Le Maroc est un modèle incontestable dans le domaine des renseignements généraux, dont les différents services ont montré une efficacité exemplaire pour démanteler des cellules terroristes, tant au niveau intérieur qu'international. Mais paradoxalement, la plupart des terroristes de ces dernières années opérants en Europe sont Marocains ou d'origine marocaine. Et même si je suis toujours aussi admiratif de ce grand homme visionnaire qui a dit un jour qu'à défaut d'exporter ses tomates, le Maroc exportera ses terroristes.

Le Maroc est un état religieux, qui a parfaitement su s'imposer comme un leader spirituel modéré et tolérant en parfaite harmonie avec ses convictions, ses traditions, ses valeurs, et son passé multiculturel, subtil mélange et bon dosage de conservatisme et de modernisme. Mais parmi son peuple, certains se prennent pour une assemblée élue dotée d'une vertu divine et pure, ayant pour devoir de juger son prochain et clouant au pilori tous ceux et surtout celles qui, de leur point de vue, s'écartent du droit chemin, et dont l'unique procès est un châtiment immédiat et violant. Cette assemblée souffre de maux intérieurs profonds, une sorte de frustration engendrée par des codes fondamentalistes, par une certaine forme de peur ainsi que par un manque incontestable d'instruction, qui se manifeste maladroitement par de la haine.

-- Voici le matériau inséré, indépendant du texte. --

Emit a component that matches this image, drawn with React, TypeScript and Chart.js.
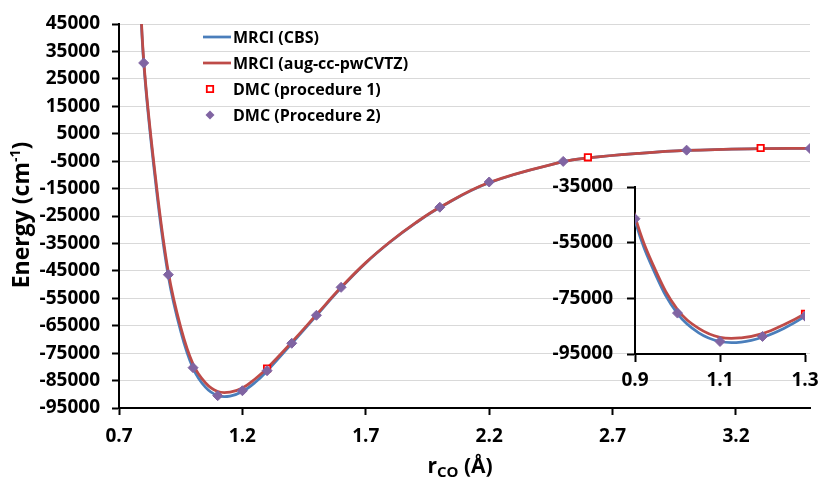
import React, { useEffect, useRef } from "react";
import { Chart, registerables } from "chart.js";
Chart.register(...registerables);

// ---- data ----
const curveR = [0.78, 0.8, 0.85, 0.9, 0.95, 1.0, 1.05, 1.1, 1.15, 1.2, 1.25, 1.3, 1.4, 1.5, 1.6, 1.7, 1.8, 1.9, 2.0, 2.2, 2.5, 2.6, 2.8, 3.0, 3.3, 3.5];
const mrciCBS = [70000, 31000, -14000, -47000, -67000, -80500, -87400, -90500, -90700, -89000, -85800, -81500, -71500, -61300, -51200, -42100, -34400, -27700, -21900, -12900, -5200, -3800, -2200, -1100, -450, -350];
const mrciAug = [72000, 32000, -12500, -45500, -65500, -79000, -85800, -89000, -89200, -87700, -84500, -80500, -71000, -61000, -51000, -42000, -34300, -27600, -21800, -12800, -5200, -3800, -2200, -1100, -450, -350];

const dmc1R = [1.3, 2.6, 3.3];
const dmc1E = [-80600, -3600, -200];

const dmc2R = [0.8, 0.9, 1.0, 1.1, 1.2, 1.3, 1.4, 1.5, 1.6, 2.0, 2.2, 2.5, 3.0, 3.5];
const dmc2E = [30800, -46400, -80300, -90500, -88700, -81400, -71400, -61200, -51000, -21800, -12600, -5100, -1000, -400];

const seriesLabels = ["MRCI (CBS)", "MRCI (aug-cc-pwCVTZ)", "DMC (procedure 1)", "DMC (Procedure 2)"];

const mainXTicks = [0.7, 1.2, 1.7, 2.2, 2.7, 3.2];
const mainYTicks = [45000, 35000, 25000, 15000, 5000, -5000, -15000, -25000, -35000, -45000, -55000, -65000, -75000, -85000, -95000];
const insetXTicks = [0.9, 1.1, 1.3];
const insetYTicks = [-35000, -55000, -75000, -95000];

// ---- styles ----
const FONT = "'Open Sans', sans-serif";
const BLUE = "#4A7EBB";
const RED = "#BE4B48";
const PURPLE = "#8064A2";
const SQUARE_RED = "#FF0000";

const pts = (xs: number[], ys: number[]) => xs.map((x, i) => ({ x, y: ys[i] }));

function makeDatasets(): any[] {
  return [
    {
      label: seriesLabels[0],
      data: pts(curveR, mrciCBS),
      borderColor: BLUE,
      backgroundColor: BLUE,
      borderWidth: 2.75,
      pointRadius: 0,
      tension: 0.4,
      fill: false,
      order: 4,
    },
    {
      label: seriesLabels[1],
      data: pts(curveR, mrciAug),
      borderColor: RED,
      backgroundColor: RED,
      borderWidth: 2.75,
      pointRadius: 0,
      tension: 0.4,
      fill: false,
      order: 3,
    },
    {
      label: seriesLabels[2],
      data: pts(dmc1R, dmc1E),
      showLine: false,
      pointStyle: "rect",
      pointRadius: 4.5,
      pointBorderWidth: 1.8,
      borderColor: SQUARE_RED,
      backgroundColor: "#ffffff",
      order: 2,
    },
    {
      label: seriesLabels[3],
      data: pts(dmc2R, dmc2E),
      showLine: false,
      pointStyle: "rectRot",
      pointRadius: 5,
      pointBorderWidth: 1,
      borderColor: PURPLE,
      backgroundColor: PURPLE,
      order: 1,
    },
  ];
}

const tickFont = { family: FONT, size: 19, weight: "bold" as const };

const legendPlugin = {
  id: "insideLegend",
  afterDraw(chart: any) {
    const ctx = chart.ctx as CanvasRenderingContext2D;
    const ds = chart.data.datasets;
    const rowY = [37, 63, 89, 115];
    const lineX0 = 203, lineX1 = 231, markX = 210, textX = 233;
    ctx.save();
    ctx.font = `bold 16px ${FONT}`;
    ctx.fillStyle = "#000";
    ctx.textAlign = "left";
    ctx.textBaseline = "middle";
    ds.forEach((d: any, i: number) => {
      const y = rowY[i];
      if (d.showLine === false) {
        ctx.save();
        ctx.beginPath();
        const r = d.pointStyle === "rect" ? 3.2 : 4.5;
        if (d.pointStyle === "rect") {
          ctx.rect(markX - r, y - r, 2 * r, 2 * r);
          ctx.fillStyle = d.backgroundColor;
          ctx.fill();
          ctx.lineWidth = d.pointBorderWidth;
          ctx.strokeStyle = d.borderColor;
          ctx.stroke();
        } else {
          ctx.moveTo(markX - r, y);
          ctx.lineTo(markX, y - r);
          ctx.lineTo(markX + r, y);
          ctx.lineTo(markX, y + r);
          ctx.closePath();
          ctx.fillStyle = d.backgroundColor;
          ctx.fill();
        }
        ctx.restore();
      } else {
        ctx.save();
        ctx.beginPath();
        ctx.moveTo(lineX0, y);
        ctx.lineTo(lineX1, y);
        ctx.lineWidth = d.borderWidth;
        ctx.strokeStyle = d.borderColor;
        ctx.stroke();
        ctx.restore();
      }
      ctx.fillStyle = "#000";
      ctx.fillText(d.label, textX, y + 1);
    });
    ctx.restore();
  },
};

type Part = { t: string; size: number; dy: number };
function drawParts(ctx: CanvasRenderingContext2D, parts: Part[], cx: number, baseY: number) {
  let total = 0;
  parts.forEach((p) => {
    ctx.font = `bold ${p.size}px ${FONT}`;
    total += ctx.measureText(p.t).width;
  });
  let x = cx - total / 2;
  ctx.textAlign = "left";
  ctx.textBaseline = "alphabetic";
  parts.forEach((p) => {
    ctx.font = `bold ${p.size}px ${FONT}`;
    ctx.fillText(p.t, x, baseY + p.dy);
    x += ctx.measureText(p.t).width;
  });
}

const titlesPlugin = {
  id: "axisTitles",
  afterDraw(chart: any) {
    const ctx = chart.ctx as CanvasRenderingContext2D;
    ctx.save();
    ctx.fillStyle = "#000";
    drawParts(
      ctx,
      [
        { t: "r", size: 21, dy: 0 },
        { t: "CO", size: 15, dy: 4 },
        { t: " (Å)", size: 21, dy: 0 },
      ],
      460,
      473
    );
    ctx.translate(29, 215);
    ctx.rotate(-Math.PI / 2);
    drawParts(
      ctx,
      [
        { t: "Energy (cm", size: 23, dy: 0 },
        { t: "-1", size: 14, dy: -9 },
        { t: ")", size: 23, dy: 0 },
      ],
      0,
      0
    );
    ctx.restore();
  },
};

const noPadX = (h: number) => (s: any) => {
  s.height = h;
  s.paddingLeft = 0;
  s.paddingRight = 0;
};
const noPadY = (w: number) => (s: any) => {
  s.width = w;
  s.paddingTop = 0;
  s.paddingBottom = 0;
};

export default function App() {
  const mainRef = useRef<HTMLCanvasElement>(null);
  const insetRef = useRef<HTMLCanvasElement>(null);

  useEffect(() => {
    document.body.style.margin = "0";
    const main = new Chart(mainRef.current!, {
      type: "line",
      data: { datasets: makeDatasets() },
      options: {
        animation: false,
        responsive: false,
        devicePixelRatio: 1,
        layout: { padding: { top: 24, right: 9, left: 0, bottom: 0 } },
        plugins: { legend: { display: false }, tooltip: { enabled: false } },
        scales: {
          x: {
            type: "linear",
            min: 0.7,
            max: 3.5,
            afterBuildTicks: (s: any) => {
              s.ticks = mainXTicks.map((v) => ({ value: v }));
            },
            afterFit: noPadX(75),
            grid: { drawOnChartArea: false, drawTicks: true, tickLength: 7, tickColor: "#000", tickWidth: 2 },
            border: { color: "#000", width: 2 },
            ticks: {
              font: tickFont,
              color: "#000",
              padding: 10,
              maxRotation: 0,
              autoSkip: false,
              callback: (v: any) => Number(v).toFixed(1),
            },
          },
          y: {
            type: "linear",
            min: -95000,
            max: 45000,
            afterBuildTicks: (s: any) => {
              s.ticks = mainYTicks.map((v) => ({ value: v }));
            },
            afterFit: noPadY(119),
            grid: { color: "#D9D9D9", lineWidth: 1, drawTicks: true, tickLength: 7, tickColor: "#000", tickWidth: 2 },
            border: { color: "#000", width: 2 },
            ticks: {
              font: tickFont,
              color: "#000",
              padding: 12,
              autoSkip: false,
              callback: (v: any) => String(v),
            },
          },
        },
      },
      plugins: [legendPlugin, titlesPlugin],
    } as any);

    const inset = new Chart(insetRef.current!, {
      type: "line",
      data: { datasets: makeDatasets() },
      options: {
        animation: false,
        responsive: false,
        devicePixelRatio: 1,
        layout: { padding: { top: 17, right: 14, left: 0, bottom: 0 } },
        plugins: { legend: { display: false }, tooltip: { enabled: false } },
        scales: {
          x: {
            type: "linear",
            min: 0.9,
            max: 1.3,
            afterBuildTicks: (s: any) => {
              s.ticks = insetXTicks.map((v) => ({ value: v }));
            },
            afterFit: noPadX(46),
            grid: { drawOnChartArea: false, drawTicks: true, tickLength: 8, tickColor: "#000", tickWidth: 2 },
            border: { color: "#000", width: 2 },
            ticks: {
              font: tickFont,
              color: "#000",
              padding: 7,
              maxRotation: 0,
              autoSkip: false,
              callback: (v: any) => Number(v).toFixed(1),
            },
          },
          y: {
            type: "linear",
            min: -95000,
            max: -35000,
            afterBuildTicks: (s: any) => {
              s.ticks = insetYTicks.map((v) => ({ value: v }));
            },
            afterFit: noPadY(95),
            grid: { drawOnChartArea: false, drawTicks: true, tickLength: 8, tickColor: "#000", tickWidth: 2 },
            border: { color: "#000", width: 2 },
            ticks: {
              font: tickFont,
              color: "#000",
              padding: 14,
              autoSkip: false,
              callback: (v: any) => String(v),
            },
          },
        },
      },
    } as any);

    return () => {
      main.destroy();
      inset.destroy();
    };
  }, []);

  return (
    <div style={{ position: "relative", width: 819, height: 483, background: "#fff", overflow: "hidden" }}>
      <canvas
        ref={mainRef}
        width={819}
        height={483}
        style={{ position: "absolute", left: 0, top: 0, width: 819, height: 483 }}
      />
      <canvas
        ref={insetRef}
        width={279}
        height={230}
        style={{ position: "absolute", left: 540, top: 170, width: 279, height: 230 }}
      />
    </div>
  );
}
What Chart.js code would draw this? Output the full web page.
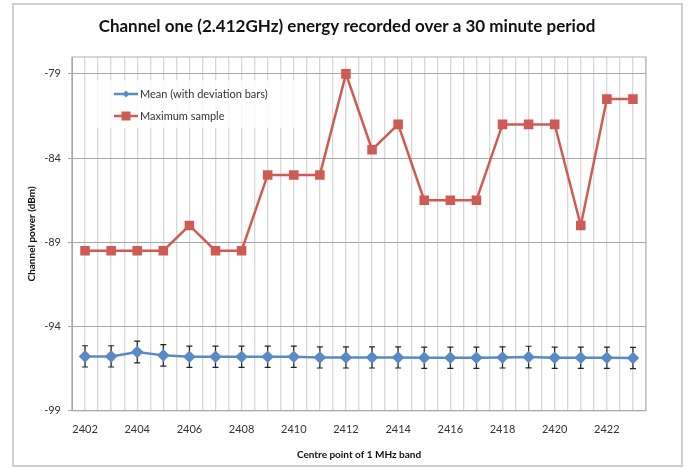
<!DOCTYPE html>
<html>
<head>
<meta charset="utf-8">
<script src="https://cdn.jsdelivr.net/npm/chart.js@4.4.1/dist/chart.umd.min.js"></script>
<style>
  html, body { margin: 0; padding: 0; background: #fff; }
  .wrap { width: 694px; height: 468px; position: relative; }
</style>
</head>
<body>
<div class="wrap"><canvas id="chan"></canvas></div>
<script>
const bands = [2402, 2403, 2404, 2405, 2406, 2407, 2408, 2409, 2410, 2411, 2412,
  2413, 2414, 2415, 2416, 2417, 2418, 2419, 2420, 2421, 2422, 2423];
const meanPower = [-95.77, -95.77, -95.51, -95.71, -95.79, -95.79, -95.79, -95.79, -95.79, -95.83, -95.83,
  -95.83, -95.83, -95.85, -95.85, -95.85, -95.83, -95.81, -95.85, -95.85, -95.85, -95.87];
const deviation = [0.63, 0.63, 0.65, 0.64, 0.63, 0.63, 0.63, 0.63, 0.63, 0.63, 0.63,
  0.63, 0.63, 0.63, 0.63, 0.63, 0.63, 0.64, 0.63, 0.63, 0.63, 0.63];
const maxSample = [-89.5, -89.5, -89.5, -89.5, -88, -89.5, -89.5, -85, -85, -85, -79,
  -83.5, -82, -86.5, -86.5, -86.5, -82, -82, -82, -88, -80.5, -80.5];
const yTicks = [-99, -94, -89, -84, -79];
const xLabels = [2402, 2404, 2406, 2408, 2410, 2412, 2414, 2416, 2418, 2420, 2422];

const chartTitle = 'Channel one (2.412GHz) energy recorded over a 30 minute period';
const seriesNames = ['Mean (with deviation bars)', 'Maximum sample'];
const blue = '#5a8ac6';
const red = '#cf5b55';
const font = 'Lato, "Open Sans", sans-serif';

// error bars behind the mean markers
const errorBars = {
  id: 'errorBars',
  beforeDatasetsDraw(chart) {
    const ctx = chart.ctx;
    const y = chart.scales.y;
    const meta = chart.getDatasetMeta(0);
    ctx.save();
    ctx.strokeStyle = '#222';
    ctx.lineWidth = 1.2;
    meta.data.forEach((pt, i) => {
      const top = y.getPixelForValue(meanPower[i] + deviation[i]);
      const bot = y.getPixelForValue(meanPower[i] - deviation[i]);
      ctx.beginPath();
      ctx.moveTo(pt.x, top); ctx.lineTo(pt.x, bot);
      ctx.moveTo(pt.x - 3, top); ctx.lineTo(pt.x + 3, top);
      ctx.moveTo(pt.x - 3, bot); ctx.lineTo(pt.x + 3, bot);
      ctx.stroke();
    });
    ctx.restore();
  }
};

// plot border, outer frame, title and the in-plot legend
const decor = {
  id: 'decor',
  beforeDatasetsDraw(chart) {
    const { ctx, chartArea: a } = chart;
    ctx.save();
    ctx.strokeStyle = '#b0b0b0';
    ctx.lineWidth = 1;
    ctx.strokeRect(a.left, a.top, a.right - a.left, a.bottom - a.top);
    ctx.restore();
  },
  afterDraw(chart) {
    const ctx = chart.ctx;
    ctx.save();
    ctx.strokeStyle = '#cfcfcf';
    ctx.lineWidth = 2;
    ctx.strokeRect(13, 4, 669, 462);

    ctx.fillStyle = '#111';
    ctx.font = 'bold 17px ' + font;
    ctx.textAlign = 'center';
    ctx.textBaseline = 'middle';
    ctx.fillText(chartTitle, 347, 27);
    ctx.textAlign = 'left';

    ctx.fillStyle = 'rgba(255,255,255,0.85)';
    ctx.fillRect(97, 80, 205, 48);

    const rows = [
      { y: 94, color: blue, shape: 'diamond' },
      { y: 116, color: red, shape: 'square' }
    ];
    rows.forEach((r, i) => {
      ctx.strokeStyle = r.color;
      ctx.fillStyle = r.color;
      ctx.lineWidth = 2.5;
      ctx.beginPath();
      ctx.moveTo(114, r.y); ctx.lineTo(138, r.y);
      ctx.stroke();
      ctx.beginPath();
      if (r.shape === 'diamond') {
        ctx.moveTo(126, r.y - 3.5); ctx.lineTo(129.5, r.y);
        ctx.lineTo(126, r.y + 3.5); ctx.lineTo(122.5, r.y);
      } else {
        ctx.rect(121.5, r.y - 4.5, 9, 9);
      }
      ctx.fill();
      ctx.fillStyle = '#333';
      ctx.font = '11px ' + font;
      ctx.textBaseline = 'middle';
      ctx.fillText(seriesNames[i], 140, r.y);
    });
    ctx.restore();
  }
};

new Chart(document.getElementById('chan'), {
  type: 'line',
  data: {
    datasets: [{
      label: seriesNames[0],
      data: bands.map((b, i) => ({ x: b, y: meanPower[i] })),
      borderColor: blue,
      backgroundColor: blue,
      borderWidth: 2.5,
      pointStyle: 'rectRot',
      pointRadius: 4.5,
      tension: 0
    }, {
      label: seriesNames[1],
      data: bands.map((b, i) => ({ x: b, y: maxSample[i] })),
      borderColor: red,
      backgroundColor: red,
      borderWidth: 2.5,
      pointStyle: 'rect',
      pointRadius: 5,
      tension: 0
    }]
  },
  options: {
    responsive: true,
    maintainAspectRatio: false,
    animation: false,
    layout: { padding: { left: 22, right: 48, top: 57, bottom: 3 } },
    plugins: {
      legend: { display: false },
      tooltip: { enabled: false },
      title: { display: false }
    },
    scales: {
      x: {
        type: 'linear',
        min: bands[0] - 0.5,
        max: bands[bands.length - 1] + 0.5,
        afterBuildTicks(scale) {
          const t = [];
          for (let i = 0; i <= bands.length * 2; i++) t.push({ value: bands[0] - 0.5 + i / 2 });
          scale.ticks = t;
        },
        grid: { color: '#d8d8d8', lineWidth: 1.3, drawTicks: false },
        border: { color: '#a0a0a0' },
        ticks: {
          autoSkip: false,
          maxRotation: 0,
          padding: 12,
          color: '#333',
          font: { family: font, size: 11 },
          callback: v => (xLabels.includes(v) ? String(v) : '')
        },
        title: {
          display: true,
          text: 'Centre point of 1 MHz band',
          color: '#111',
          font: { family: font, size: 10, weight: 'bold' },
          padding: { top: 1 }
        }
      },
      y: {
        min: -99,
        max: -78,
        afterBuildTicks(scale) {
          scale.ticks = yTicks.map(v => ({ value: v }));
        },
        afterFit(scale) { scale.width = 50; },
        grid: { color: '#a8a8a8', lineWidth: 1, tickLength: 4 },
        border: { color: '#a0a0a0' },
        ticks: {
          padding: 7,
          color: '#333',
          font: { family: font, size: 11 }
        },
        title: {
          display: true,
          text: 'Channel power (dBm)',
          color: '#111',
          font: { family: font, size: 10, weight: 'bold' },
          padding: { bottom: 2 }
        }
      }
    }
  },
  plugins: [errorBars, decor]
});
</script>
</body>
</html>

Bref, on pourrait en parler des heures, s'étaler sur la manière dont les autorités traitent les migrants, sur l'incivisme et l'insécurité grandissants, sur l'hypocrisie du cannabis, sur l'7ogra infligé au peuple par ceux qui se pensent au-dessus des lois et se croient tout permis parce qu'ils ont un semblant de galon sur l'épaule, sur le fléau de la mendicité de métier, manipulé par des truands, sur les marchands ambulants qui envahissent les villes car ils n'ont aucun autre moyen de survivre et plus rien à perdre,

sur l'endoctrinement et l'abrutissement religieux dans les quartiers défavorisés, sur nos élites intellectuelles qui se sont embourgeoisées et qui vivent leur "marocanité occidentale" avec vue sur mer et vue sur kariane, loin des réalités actuelles de leur pays, sur ces ouled l'fchouch et autres filles et fils d'arrivistes qui pensent que tout leur est dû et que tout le monde bosse pour leur père, puisque ce dernier les a éduqués comme ça, ou ne les a pas éduqués du tout d'ailleurs, en parler des heures oui, et puis se taire.

Signé un étranger de corps, mais Marocain de coeur, qui se fait du mauvais sang.